**China’s Economic Growth Requires More Than Rate Cuts**

**Economic Stimulus Needed to Revive China’s Slowing Growth**

Despite recent interest rate cuts, China’s economy requires more comprehensive measures to boost growth, according to analysts. The People’s Bank of China’s surprise announcement to cut rates, including those on existing mortgages, sent mainland Chinese stocks soaring. However, the bond market remains cautious, with the Chinese 10-year government yield falling to a record low before rebounding.

Experts believe that fiscal spending on housing, backed by the central bank’s balance sheet, is crucial to reflate the economy. Weak domestic demand has plagued China, and more efforts are needed to bolster the housing market. The country’s economy grew by 5% in the first half of the year, but concerns persist that full-year growth may miss the target of around 5% without additional stimulus.

Industrial activity has slowed, and retail sales have grown by barely more than 2% year-on-year in recent months. The Chinese Ministry of Finance has maintained a conservative stance, despite a rare increase in the fiscal deficit earlier this year. A significant shortfall in spending remains, and authorities may need to increase the deficit and issue additional treasury bonds to meet their fiscal target.

Analysts expect the Chinese 10-year government bond yield to remain relatively low, with some predicting it will not drop significantly in the near future. The gap between U.S. and Chinese government bond yields reflects divergent market expectations for growth in the two largest economies.
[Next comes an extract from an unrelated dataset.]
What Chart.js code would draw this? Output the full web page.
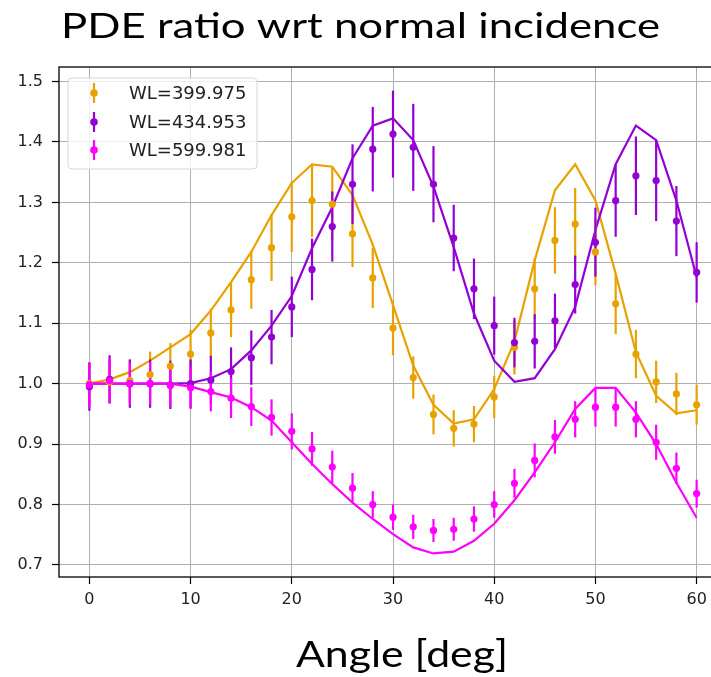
<!DOCTYPE html>
<html>
<head>
<meta charset="utf-8">
<script src="https://cdn.jsdelivr.net/npm/chart.js@4.4.1/dist/chart.umd.min.js"></script>
<style>
html,body{margin:0;padding:0;background:#fff;overflow:hidden;}
#wrap{position:relative;width:711px;height:677px;overflow:hidden;background:#fff;}
#c{position:absolute;left:0;top:0;}
</style>
</head>
<body>
<div id="wrap"><canvas id="c" width="740" height="677" style="width:740px;height:677px"></canvas></div>
<script>
// ---------------- data ----------------
const titleText = 'PDE ratio wrt normal incidence';
const xLabelText = 'Angle [deg]';
const angles = [0,2,4,6,8,10,12,14,16,18,20,22,24,26,28,30,32,34,36,38,40,42,44,46,48,50,52,54,56,58,60];

const labels = ['WL=399.975', 'WL=434.953', 'WL=599.981'];

// measured points (markers)
const meas400 = [1.000,1.003,1.005,1.015,1.029,1.049,1.084,1.122,1.172,1.225,1.276,1.303,1.297,1.248,1.175,1.092,1.010,0.949,0.926,0.933,0.978,1.060,1.157,1.237,1.264,1.218,1.132,1.049,1.003,0.983,0.965];
const meas435 = [0.995,1.007,1.000,1.000,0.998,1.000,1.006,1.020,1.043,1.077,1.127,1.189,1.260,1.330,1.388,1.413,1.391,1.330,1.241,1.157,1.096,1.068,1.070,1.104,1.164,1.234,1.303,1.344,1.336,1.269,1.184];
const meas600 = [0.998,1.005,1.000,1.000,0.997,0.993,0.987,0.976,0.962,0.944,0.921,0.892,0.862,0.827,0.800,0.779,0.763,0.757,0.759,0.776,0.800,0.835,0.873,0.912,0.941,0.961,0.961,0.941,0.903,0.860,0.818];

// error bar half-heights
const err400 = [0.035,0.035,0.035,0.038,0.038,0.040,0.040,0.045,0.048,0.055,0.058,0.060,0.060,0.055,0.050,0.045,0.035,0.033,0.030,0.030,0.035,0.045,0.050,0.055,0.060,0.055,0.050,0.040,0.035,0.035,0.033];
const err435 = [0.040,0.040,0.040,0.040,0.040,0.040,0.040,0.040,0.045,0.045,0.050,0.051,0.058,0.066,0.070,0.072,0.072,0.063,0.055,0.050,0.048,0.041,0.045,0.045,0.048,0.057,0.060,0.065,0.067,0.058,0.050];
const err600 = [0.037,0.037,0.035,0.035,0.035,0.035,0.033,0.033,0.032,0.030,0.030,0.028,0.027,0.025,0.022,0.021,0.020,0.019,0.019,0.021,0.022,0.024,0.028,0.028,0.030,0.032,0.032,0.030,0.029,0.026,0.023];

// model curves (lines)
const model400 = [1.000,1.007,1.019,1.038,1.060,1.082,1.121,1.168,1.218,1.279,1.332,1.363,1.359,1.312,1.230,1.130,1.030,0.965,0.934,0.941,0.991,1.070,1.204,1.320,1.363,1.303,1.182,1.052,0.980,0.951,0.956];
const model435 = [1.000,1.000,1.000,1.000,1.000,1.001,1.009,1.024,1.055,1.096,1.145,1.224,1.292,1.373,1.427,1.439,1.403,1.326,1.226,1.116,1.038,1.003,1.009,1.057,1.127,1.254,1.363,1.427,1.403,1.303,1.176];
const model600 = [1.000,1.000,1.000,1.000,1.000,0.995,0.986,0.977,0.961,0.939,0.903,0.867,0.834,0.803,0.776,0.751,0.729,0.719,0.722,0.740,0.768,0.807,0.853,0.903,0.958,0.993,0.993,0.952,0.900,0.836,0.778];

const xTicks = [0,10,20,30,40,50,60];
const yTicks = [0.7,0.8,0.9,1.0,1.1,1.2,1.3,1.4,1.5];

// ---------------- styling ----------------
const colors = ['#e8a200', '#9400d3', '#ff00ff'];
const measSets = [meas400, meas435, meas600];
const errSets = [err400, err435, err600];
const modelSets = [model400, model435, model600];
const tickFont = {family: 'DejaVu Sans', size: 16};

const toXY = (arr) => angles.map((a, i) => ({x: a, y: arr[i]}));

const datasets = [];
modelSets.forEach((m, k) => {
  datasets.push({
    label: 'model ' + labels[k], data: toXY(m), showLine: true, pointRadius: 0,
    borderColor: colors[k], borderWidth: 2.2, backgroundColor: colors[k],
    order: 20 - k, isModel: true
  });
});
measSets.forEach((m, k) => {
  datasets.push({
    label: labels[k], data: toXY(m), showLine: false, pointRadius: 3.6,
    pointBorderWidth: 0, backgroundColor: colors[k], borderColor: colors[k],
    order: 10 - k, errors: errSets[k], isMeas: true, firstMeas: k === 0
  });
});

const errorBarPlugin = {
  id: 'errbars',
  beforeDatasetDraw(chart, args) {
    const ds = chart.data.datasets[args.index];
    if (!ds.firstMeas) return;
    const ctx = chart.ctx, xs = chart.scales.x, ys = chart.scales.y, ca = chart.chartArea;
    ctx.save();
    ctx.beginPath();
    ctx.rect(ca.left, ca.top, ca.right - ca.left, ca.bottom - ca.top);
    ctx.clip();
    chart.data.datasets.forEach(d => {
      if (!d.isMeas) return;
      ctx.strokeStyle = d.backgroundColor;
      ctx.lineWidth = 2.2;
      d.data.forEach((p, i) => {
        const px = xs.getPixelForValue(p.x);
        ctx.beginPath();
        ctx.moveTo(px, ys.getPixelForValue(p.y - d.errors[i]));
        ctx.lineTo(px, ys.getPixelForValue(p.y + d.errors[i]));
        ctx.stroke();
      });
    });
    ctx.restore();
  }
};

function fitText(ctx, text, cx, baseline, size, family, targetW) {
  ctx.save();
  ctx.font = size + 'px ' + family;
  const w = ctx.measureText(text).width;
  const s = targetW / w;
  ctx.translate(cx, baseline);
  ctx.scale(s, 1);
  ctx.textAlign = 'center';
  ctx.textBaseline = 'alphabetic';
  ctx.fillStyle = '#000';
  ctx.fillText(text, 0, 0);
  ctx.restore();
}

const framePlugin = {
  id: 'frame',
  afterDatasetsDraw(chart) {
    const ctx = chart.ctx, ca = chart.chartArea;
    ctx.save();
    ctx.strokeStyle = '#000';
    ctx.lineWidth = 1.3;
    ctx.strokeRect(ca.left, ca.top, ca.right - ca.left, ca.bottom - ca.top);
    ctx.restore();
  },
  afterDraw(chart) {
    const ctx = chart.ctx;
    // legend (matplotlib style, upper left inside axes)
    ctx.save();
    const bx = 68, by = 78, bw = 189, bh = 91, r = 4;
    ctx.beginPath();
    ctx.moveTo(bx + r, by);
    ctx.arcTo(bx + bw, by, bx + bw, by + bh, r);
    ctx.arcTo(bx + bw, by + bh, bx, by + bh, r);
    ctx.arcTo(bx, by + bh, bx, by, r);
    ctx.arcTo(bx, by, bx + bw, by, r);
    ctx.closePath();
    ctx.fillStyle = 'rgba(255,255,255,0.8)';
    ctx.fill();
    ctx.strokeStyle = '#d6d6d6';
    ctx.lineWidth = 1;
    ctx.stroke();
    const rows = [93, 122, 150];
    chart.data.datasets.filter(d => d.isMeas).forEach((d, k) => {
      const y = rows[k], x = 94;
      ctx.strokeStyle = d.backgroundColor;
      ctx.lineWidth = 2.2;
      ctx.beginPath();
      ctx.moveTo(x, y - 10);
      ctx.lineTo(x, y + 10);
      ctx.stroke();
      ctx.fillStyle = d.backgroundColor;
      ctx.beginPath();
      ctx.arc(x, y, 3.8, 0, Math.PI * 2);
      ctx.fill();
      ctx.fillStyle = '#222';
      ctx.font = '18px "DejaVu Sans"';
      ctx.textAlign = 'left';
      ctx.textBaseline = 'middle';
      ctx.fillText(d.label, 129, y + 1);
    });
    ctx.restore();
    // title and x label
    fitText(ctx, titleText, 360.5, 37.5, 35, 'Lato, "Open Sans", sans-serif', 599);
    fitText(ctx, xLabelText, 402, 667, 36, 'Lato, "Open Sans", sans-serif', 212);
  }
};

new Chart(document.getElementById('c'), {
  type: 'scatter',
  data: { datasets },
  options: {
    responsive: false,
    animation: false,
    devicePixelRatio: 1,
    layout: { padding: { top: 67, left: 0, right: 13, bottom: 60 } },
    plugins: { legend: { display: false }, tooltip: { enabled: false }, title: { display: false } },
    scales: {
      x: {
        type: 'linear', min: -3, max: 63,
        afterBuildTicks: (s) => { s.ticks = xTicks.map(v => ({value: v})); },
        afterFit: (s) => { s.height = 40; },
        grid: { color: '#b0b0b0', lineWidth: 1, tickColor: '#000', tickLength: 7, tickWidth: 1.2 },
        border: { display: false },
        ticks: { font: tickFont, color: '#222', padding: 6, maxRotation: 0, callback: (v) => String(v) }
      },
      y: {
        type: 'linear', min: 0.68, max: 1.524,
        afterBuildTicks: (s) => { s.ticks = yTicks.map(v => ({value: v})); },
        afterFit: (s) => { s.width = 59; },
        grid: { color: '#b0b0b0', lineWidth: 1, tickColor: '#000', tickLength: 7, tickWidth: 1.2 },
        border: { display: false },
        ticks: { font: tickFont, color: '#222', padding: 9, callback: (v) => v.toFixed(1) }
      }
    }
  },
  plugins: [errorBarPlugin, framePlugin]
});
</script>
</body>
</html>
The Federal Reserve’s recent rate cut has eased pressure on Chinese policymakers, but more fiscal stimulus is needed to achieve meaningful economic growth.

In the short term, confidence in the acceleration of economic growth has improved, but high leverage in Chinese corporates and households makes them unwilling to borrow more, weakening the effects of loose monetary policy. As such, a combination of monetary easing and fiscal stimulus is necessary to expand credit and transmit money to the real economy.